Le mythe de Hyacinthe, en grec Ὑάκινθος, très proche des autres mythes floraux, illustre bien l'intimité des rapports que mettaient en scène les représentations littéraires et artistiques anciennes, entre nature et société humaine.
Sources : la Bibliothèque, Pseudo Apollodore ; les Métamorphoses, Ovide
Hyacinthe, fils d'Amyclas et de Diomède, est un prince spartiate. Séduit par sa grande beauté Apollon devient son amant et s'attache tant à lui que longtemps il délaisse la cité de Delphes dont il est le protecteur et néglige ses activités divines pour ne se consacrer qu'au jeune homme. Ensemble, ils vont à la chasse, pratiquent la palestre. Un jour qu'ils s'entraînaient au lancer de disque, le dieu le lança si vigoureusement qu'il vint rebondir sur le sol et frapper Hyacinthe en plein visage (une autre version fait du vent de l'Ouest, Zéphyr, le coupable, épris lui aussi du jeune homme et concurrent d'Apollon). Voyant son amant s'effondrer, Apollon se précipite vers lui pour le soutenir ; il se lamente et proteste contre le sort mais ne peut rien pour le sauver. Pourtant de son sang répandu naît une fleur, pourpre ou cramoisie pour d'autres, dont la forme est proche de celle du lis. Dans sa douleur, le dieu grave sur ses pétales les initiales de son bien-aimé (Y) ou, selon une autre version, les lettres AI, idiomatisme grec pour désigner un cri de douleur ( « hélas » ). C'est ainsi que désormais, à chaque printemps, Hyacinthe renaît à travers cette fleur.
Le mythe de Hyacinthe tel que nous le connaissons n'est raconté que chez les auteurs plus tardifs (il apparaît seulement au Ve s. av. J.-C. chez Euripide). Pourtant ce personnage est attesté bien avant cette époque ; Hyacinthe put être d'abord une divinité florale de le Grèce mycénienne (- 1550 environ).

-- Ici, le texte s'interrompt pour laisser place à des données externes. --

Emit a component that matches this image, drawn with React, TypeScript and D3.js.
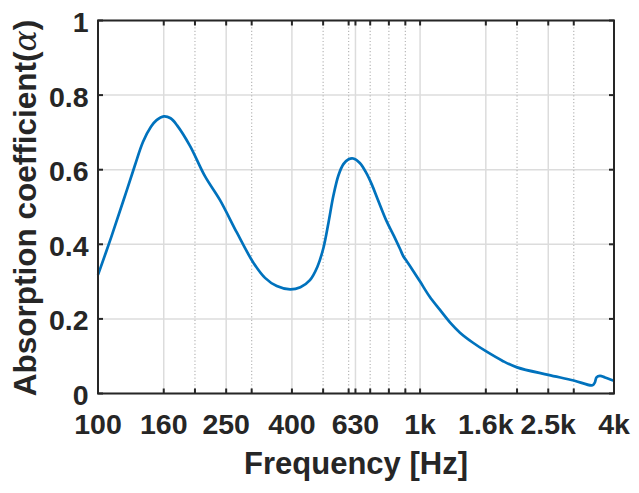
import React from "react";
import * as d3 from "d3";

const freqs = [100, 110, 120, 130, 138, 146, 152, 160, 168, 176, 193, 215, 239, 270, 303, 330, 359, 395, 425, 455, 480, 501, 520, 538, 558, 578, 600, 620, 650, 682, 710, 740, 787, 830, 866, 887, 905, 940, 1000, 1070, 1153, 1240, 1330, 1460, 1610, 1800, 2000, 2500, 3000, 3430, 3490, 3530, 3619, 3750, 4000];
const alphaVals = [0.318, 0.42, 0.518, 0.61, 0.675, 0.715, 0.733, 0.743, 0.738, 0.719, 0.664, 0.582, 0.519, 0.431, 0.352, 0.31, 0.288, 0.279, 0.285, 0.304, 0.34, 0.39, 0.46, 0.53, 0.585, 0.615, 0.628, 0.63, 0.618, 0.59, 0.558, 0.519, 0.462, 0.422, 0.388, 0.368, 0.357, 0.336, 0.3, 0.26, 0.224, 0.19, 0.163, 0.136, 0.112, 0.088, 0.07, 0.05, 0.035, 0.022, 0.03, 0.043, 0.047, 0.043, 0.034];

const majorTicks = [100, 160, 250, 400, 630, 1000, 1600, 2500, 4000];
const majorLabels = ["100", "160", "250", "400", "630", "1k", "1.6k", "2.5k", "4k"];
const minorTicks = [200, 300, 500, 600, 700, 800, 900, 2000, 3000];
const yTicks = [0, 0.2, 0.4, 0.6, 0.8, 1];
const yLabels = ["0", "0.2", "0.4", "0.6", "0.8", "1"];

const W = 639;
const H = 493;
const L = 98;
const R = 614;
const T = 20.5;
const B = 393.5;

export default function App() {
  const x = d3.scaleLog().domain([100, 4000]).range([L, R]);
  const y = d3.scaleLinear().domain([0, 1]).range([B, T]);
  const data = freqs.map((f, i) => [f, alphaVals[i]] as [number, number]);
  const line = d3
    .line<[number, number]>()
    .x((d) => x(d[0]))
    .y((d) => y(d[1]))
    .curve(d3.curveCatmullRom.alpha(0.5));
  const axisColor = "#262626";
  const font = "'Liberation Sans', Arial, sans-serif";
  const tickLen = 5;
  return (
    <svg width={W} height={H} style={{ position: "absolute", left: 0, top: 0, background: "#fff" }}>
      <rect x={0} y={0} width={W} height={H} fill="#fff" />
      {majorTicks.map((t) => (
        <line key={"gx" + t} x1={x(t)} x2={x(t)} y1={T} y2={B} stroke="#dcdcdc" strokeWidth={1.5} />
      ))}
      {yTicks.map((t) => (
        <line key={"gy" + t} x1={L} x2={R} y1={y(t)} y2={y(t)} stroke="#dcdcdc" strokeWidth={1.5} />
      ))}
      {minorTicks.map((t) => (
        <line key={"mx" + t} x1={x(t)} x2={x(t)} y1={T} y2={B} stroke="#b8b8b8" strokeWidth={1.2} strokeDasharray="1.2,2.2" />
      ))}
      <path d={line(data) || ""} fill="none" stroke="#0072BD" strokeWidth={2.7} strokeLinejoin="round" />
      {[...majorTicks, ...minorTicks].map((t) => (
        <g key={"tx" + t}>
          <line x1={x(t)} x2={x(t)} y1={B} y2={B - tickLen} stroke={axisColor} strokeWidth={2} />
          <line x1={x(t)} x2={x(t)} y1={T} y2={T + tickLen} stroke={axisColor} strokeWidth={2} />
        </g>
      ))}
      {yTicks.map((t) => (
        <g key={"ty" + t}>
          <line x1={L} x2={L + tickLen} y1={y(t)} y2={y(t)} stroke={axisColor} strokeWidth={2} />
          <line x1={R} x2={R - tickLen} y1={y(t)} y2={y(t)} stroke={axisColor} strokeWidth={2} />
        </g>
      ))}
      <rect x={L} y={T} width={R - L} height={B - T} fill="none" stroke={axisColor} strokeWidth={2} />
      {majorTicks.map((t, i) => (
        <text key={"lx" + t} x={x(t)} y={434} textAnchor="middle" fontFamily={font} fontWeight="bold" fontSize={28.5} fill={axisColor}>
          {majorLabels[i]}
        </text>
      ))}
      {yTicks.map((t, i) => (
        <text key={"ly" + t} x={88.5} y={y(t) + 11.5} textAnchor="end" fontFamily={font} fontWeight="bold" fontSize={28.5} fill={axisColor}>
          {yLabels[i]}
        </text>
      ))}
      <text x={(L + R) / 2} y={474} textAnchor="middle" fontFamily={font} fontWeight="bold" fontSize={31} fill={axisColor}>
        Frequency [Hz]
      </text>
      <text
        transform={`translate(36,${(T + B) / 2 + 1}) rotate(-90)`}
        textAnchor="middle"
        fontFamily={font}
        fontWeight="bold"
        fontSize={31.5}
        fill={axisColor}
      >
        Absorption coefficient(
        <tspan fontFamily="'DejaVu Serif', 'Liberation Serif', serif" fontStyle="italic" fontWeight="normal">
          α
        </tspan>
        )
      </text>
    </svg>
  );
}
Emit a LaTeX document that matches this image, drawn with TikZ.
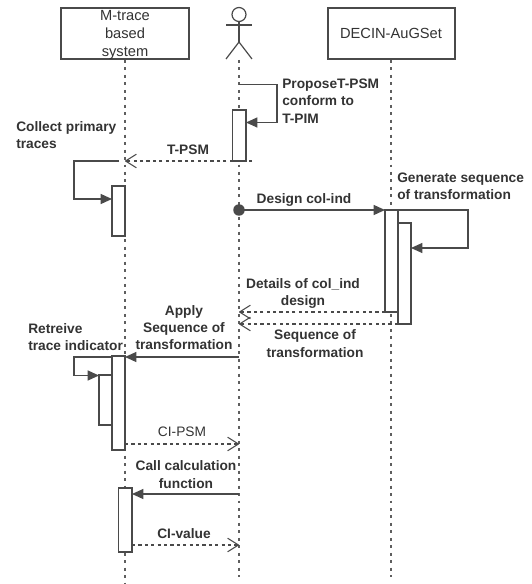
\documentclass[tikz,border=0pt]{standalone}
\usepackage{fontspec}
\setmainfont{Liberation Sans}
\usetikzlibrary{arrows.meta,fit}
\definecolor{ln}{HTML}{4A4A4A}
\definecolor{lf}{HTML}{5E5E5E}
\definecolor{tx}{HTML}{333333}
\tikzset{
  x=0.75pt,y=-0.75pt,
  head/.style={draw=ln,line width=1.1pt,fill=white,inner sep=0,outer sep=0},
  act/.style={draw=ln,line width=1.0pt,fill=white,inner sep=0,outer sep=0},
  life/.style={draw=lf,line width=1.2pt,dash pattern=on 2.2pt off 3.4pt},
  call/.style={draw=ln,line width=0.9pt,-{Triangle[length=8.5pt,width=7.5pt]}},
  ret/.style={draw=ln,line width=0.8pt,dash pattern=on 2.4pt off 2.4pt,-{Straight Barb[length=8pt,width=10pt,line width=0.8pt,round]}},
  lab/.style={text=tx,font=\fontsize{10.3}{13}\selectfont\bfseries,align=center,inner sep=0},
  labl/.style={lab,align=left},
  reg/.style={text=tx,font=\fontsize{11}{14}\selectfont,align=center,inner sep=0},
  stick/.style={draw=ln,line width=0.9pt},
}
\begin{document}
\begin{tikzpicture}
\useasboundingbox (0,0) rectangle (531,584);
% lifeline ends
\coordinate (l1t) at (125,60); \coordinate (l1b) at (125,584);
\coordinate (l2t) at (239,60); \coordinate (l2b) at (239,577);
\coordinate (l3t) at (391,60); \coordinate (l3b) at (391,577);
\draw[life] (l1t) -- (l1b);
\draw[life] (l2t) -- (l2b);
\draw[life] (l3t) -- (l3b);
% heads
\node[head,fit={(61,8)(189,59)}] (mtrace) {};
\node[head,fit={(328,8)(455,59)}] (decin) {};
\node[reg] at (125,15.5) (mt1) {M-trace};
\node[reg] at (125,33.5) (mt2) {based};
\node[reg] at (125,53) (mt3) {system};
\node[reg] at (391,33.5) (dc) {DECIN-AuGSet};
% actor
\node[stick,circle,minimum size=10.5pt,inner sep=0,outer sep=0] (ahead) at (239,14.5) {};
\coordinate (hip) at (239,42);
\coordinate (armL) at (226,25); \coordinate (armR) at (252,25);
\coordinate (legL) at (226,59); \coordinate (legR) at (252,59);
\draw[stick] (ahead.south) -- (hip);
\draw[stick] (armL) -- (armR);
\draw[stick] (legL) -- (hip) -- (legR);
% activations
\node[act,fit={(232.5,110)(246,161)}] (a1) {};
\node[act,fit={(112,186)(125,236)}] (a2) {};
\node[act,fit={(385,210)(398,312)}] (a3) {};
\node[act,fit={(398,223)(411,324)}] (a4) {};
\node[act,fit={(112,356)(125,450)}] (a5) {};
\node[act,fit={(99,375)(112,425)}] (a6) {};
\node[act,fit={(118.5,488)(132,552)}] (a7) {};
% free ends
\coordinate (s1) at (239,84.5);
\coordinate (r1) at (252,161);
\coordinate (r1e) at (125,161);
\coordinate (c2s) at (119,161);
\coordinate (dot) at (239,210);
\coordinate (r3s) at (a3.west|-0,312);
\coordinate (r3e) at (239,312);
\coordinate (r4s) at (a4.west|-0,324);
\coordinate (r4e) at (239,324);
\coordinate (ap) at (239,357);
\coordinate (cp) at (a5.east|-0,444);
\coordinate (cpe) at (239,444);
\coordinate (ca) at (239,494);
\coordinate (cv) at (a7.east|-0,545);
\coordinate (cve) at (239,545);
% messages
\draw[call] (s1) -- (277,84.5) -- (277,122.5) -- (a1.east|-0,122.5);
\draw[ret] (r1) -- (r1e);
\draw[call] (c2s) -- (74,161) -- (74,199) -- (a2.west|-0,199);
\fill[ln] (dot) circle[radius=4.3pt];
\draw[call] (dot) -- (a3.west|-dot);
\draw[call] (a3.east|-dot) -- (468,210) -- (468,248) -- (a4.east|-0,248);
\draw[ret] (r3s) -- (r3e);
\draw[ret] (r4s) -- (r4e);
\draw[call] (ap) -- (a5.east|-ap);
\draw[draw=ln,line width=0.9pt] (a5.west|-ap) -- (74,357) -- (74,375.5) -- (a6.west|-0,375.5);
\draw[call] (74,375.5) -- (a6.west|-0,375.5);
\draw[ret] (cp) -- (cpe);
\draw[call] (ca) -- (a7.east|-ca);
\draw[ret] (cv) -- (cve);
% labels
\node[labl,anchor=west] (tcollect) at (16,135) {Collect primary\\traces};
\node[lab] (ttpsm) at (188,150) {T-PSM};
\node[labl,anchor=west] (tprop) at (282,101) {ProposeT-PSM\\conform to\\T-PIM};
\node[lab] (tdes) at (304,200) {Design col-ind};
\node[labl,anchor=west] (tgen) at (397,186) {Generate sequence\\of transformation};
\node[lab] (tdet) at (303,293.5) {Details of col\_ind\\design};
\node[lab] (tseq) at (315,343.5) {Sequence of\\transformation};
\node[lab] (tapp) at (184,327.5) {Apply\\Sequence of\\transformation};
\node[labl,anchor=west] (tret) at (28,337) {Retreive\\trace indicator};
\node[reg,font=\fontsize{10.3}{13}\selectfont] (tci) at (182,432) {CI-PSM};
\node[lab] (tcall) at (186,474.5) {Call calculation\\function};
\node[lab] (tval) at (184,534) {CI-value};
\end{tikzpicture}
\end{document}
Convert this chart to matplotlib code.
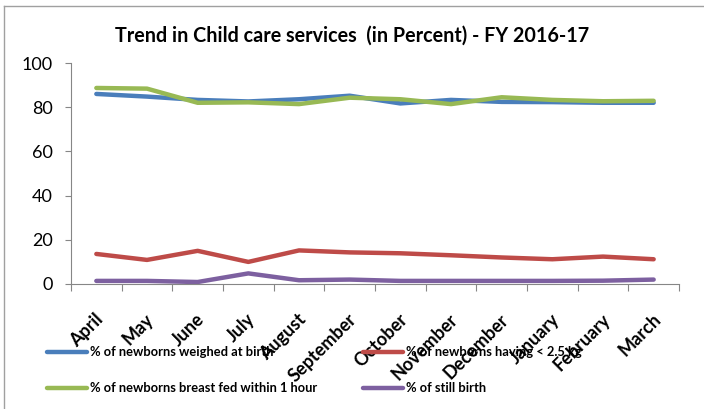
import matplotlib
matplotlib.use("Agg")
import matplotlib.pyplot as plt
from matplotlib.lines import Line2D
from matplotlib.transforms import ScaledTranslation

# Datos
meses = ["April", "May", "June", "July", "August", "September",
         "October", "November", "December", "January", "February", "March"]
pesados = [86, 84.8, 83.3, 82.6, 83.6, 85.2, 81.7, 83.3, 82.4, 82.3, 82.0, 82.0]
bajo_peso = [13.6, 10.9, 15.0, 10.0, 15.2, 14.3, 13.9, 13.0, 12.0, 11.2, 12.4, 11.2]
lactancia = [88.7, 88.4, 82.0, 82.2, 81.4, 84.3, 83.6, 81.4, 84.5, 83.3, 82.7, 82.9]
mortinatos = [1.4, 1.4, 0.9, 4.8, 1.7, 2.0, 1.4, 1.4, 1.4, 1.4, 1.5, 2.0]

series = [
    ("% of newborns weighed at birth", pesados, "#4a7ebb"),
    ("% of newborns having < 2.5 kg", bajo_peso, "#be4b48"),
    ("% of newborns breast fed within 1 hour", lactancia, "#98b954"),
    ("% of still birth", mortinatos, "#7d60a0"),
]

plt.rcParams["font.family"] = ["Lato", "DejaVu Sans"]

fig = plt.figure(figsize=(7.04, 4.09), dpi=100)
ax = fig.add_axes([71 / 704, 1 - 284 / 409, (679 - 71) / 704, (284 - 63) / 409])

x = list(range(len(meses)))
for nombre, valores, color in series:
    ax.plot(x, valores, color=color, linewidth=3.2, solid_capstyle="round", label=nombre)

ax.set_xlim(-0.5, len(meses) - 0.5)
ax.set_ylim(0, 100)
ax.set_yticks([0, 20, 40, 60, 80, 100])
ax.tick_params(axis="y", labelsize=13, length=4, color="#868686", pad=9)

# Marcas entre categorias y etiquetas centradas
ax.set_xticks([i - 0.5 for i in range(len(meses) + 1)])
ax.set_xticklabels([])
ax.tick_params(axis="x", length=5, color="#868686", direction="out")
ax.set_xticks(x, minor=True)
etiquetas = ax.set_xticklabels(meses, minor=True, rotation=45, ha="right", va="center",
                               rotation_mode="anchor", fontsize=13, fontweight="bold")
ax.tick_params(axis="x", which="minor", length=0, pad=19)
desplazamiento = ScaledTranslation(3 / 72, -4.5 / 72, fig.dpi_scale_trans)
for etiqueta in etiquetas:
    etiqueta.set_transform(etiqueta.get_transform() + desplazamiento)

for lado in ["top", "right"]:
    ax.spines[lado].set_visible(False)
for lado in ["left", "bottom"]:
    ax.spines[lado].set_color("#868686")

fig.text(0.5, 1 - 36 / 409, "Trend in Child care services  (in Percent) - FY 2016-17",
         ha="center", va="center", fontsize=14.2, fontweight="bold")

# Leyenda manual en dos filas
for i, (nombre, valores, color) in enumerate(series):
    col = i % 2
    fila = i // 2
    x0 = [47, 363][col]
    y0 = [352, 388][fila]
    fig.add_artist(Line2D([x0 / 704, (x0 + 40) / 704], [1 - y0 / 409, 1 - y0 / 409],
                          color=color, linewidth=3.2, solid_capstyle="round"))
    fig.text((x0 + 43) / 704, 1 - y0 / 409, nombre, ha="left", va="center",
             fontsize=9.3, fontweight="bold")

# Borde del area del grafico
fig.add_artist(Line2D([4 / 704, 4 / 704], [0, 1 - 6 / 409], color="#a0a0a0", linewidth=1))
fig.add_artist(Line2D([4 / 704, 1], [1 - 6 / 409, 1 - 6 / 409], color="#a0a0a0", linewidth=1))

fig.savefig("out.png", dpi=100)
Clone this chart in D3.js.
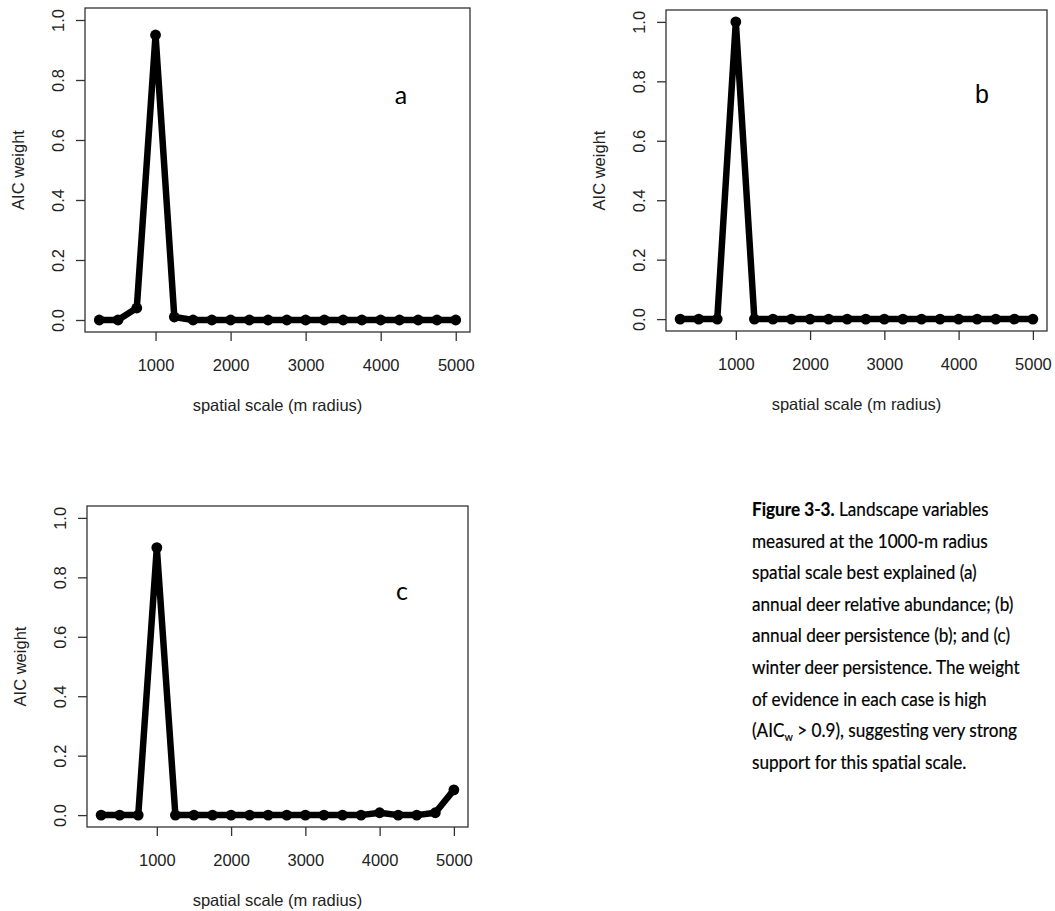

Le nom reste présent dans les textes de la littérature archaïque (chez Homère puis chez les lyriques, Sappho et Anacréon) mais désigne non pas un dieu mais une fleur printanière utilisée par le poète pour qualifier et décrire les dieux et les héros (les cheveux d'Athéna « semblables à la fleur de hyacinthe » Homère, l'Odyssée). L'intimité des rapports homme-nature est évidente et d'autant plus remarquable dans notre mythe. Le cycle naturel mort-renouveau est ici illustré par la mort de Hyacinthe et sa renaissance à travers la fleur. C'est aisément que ce dualisme naissance-mort se transforme dans l'imaginaire poétique en un mythe de l'éternel retour, puis de l'éternité ou de l'immortalité ; chez Ovide, au livre X des Métamorphoses, la naissance de la fleur offre à Hyacinthe la vie éternelle.
À une échelle plus réduite, ce mythe nous offre un second niveau de parallèle entre homme – ou plutôt société humaine – et nature. Hyacinthe y est initié par Apollon lui-même. Ce mythe est donc aussi celui du passage de l'adolescence à l'âge adulte, nécessairement précédé d'une initiation (Apollon initie Hyacinthe à la gymnastique) et mis en parallèle avec la succession des saisons. Leur relation homosexuelle rappelle celle qu'entretiennent en Grèce antique l'éraste et l'éromène, c'est-à-dire un homme d'âge mûr et un jeune garçon, au sein d'une institution à visée éducative et morale, la pédérastie.
De nombreux mythes offrent un dénouement violent et sanglant (celui d'Adonis, d'Actéon etc.). Mais ici la mort du jeune homme n'est pas causée par une bête sauvage ni par un dieu revanchard (si l'on délaisse la version qui fait de Zéphyr le coupable) mais par l'amant divin lui-même. On peut voir dans cette mort sanglante la réminiscence de sacrifices primitifs par lesquels on pensait s'assurer la fécondité du sol, souvenir émoussé d'une époque reculée où la proximité avec la nature était telle qu'elle donnait lieu à de cruels sacrifices de jeunes gens dans la fleur de l'âge qu'on voyait naturellement renaître dans ces fleurs qui, au printemps, poussaient à cet endroit.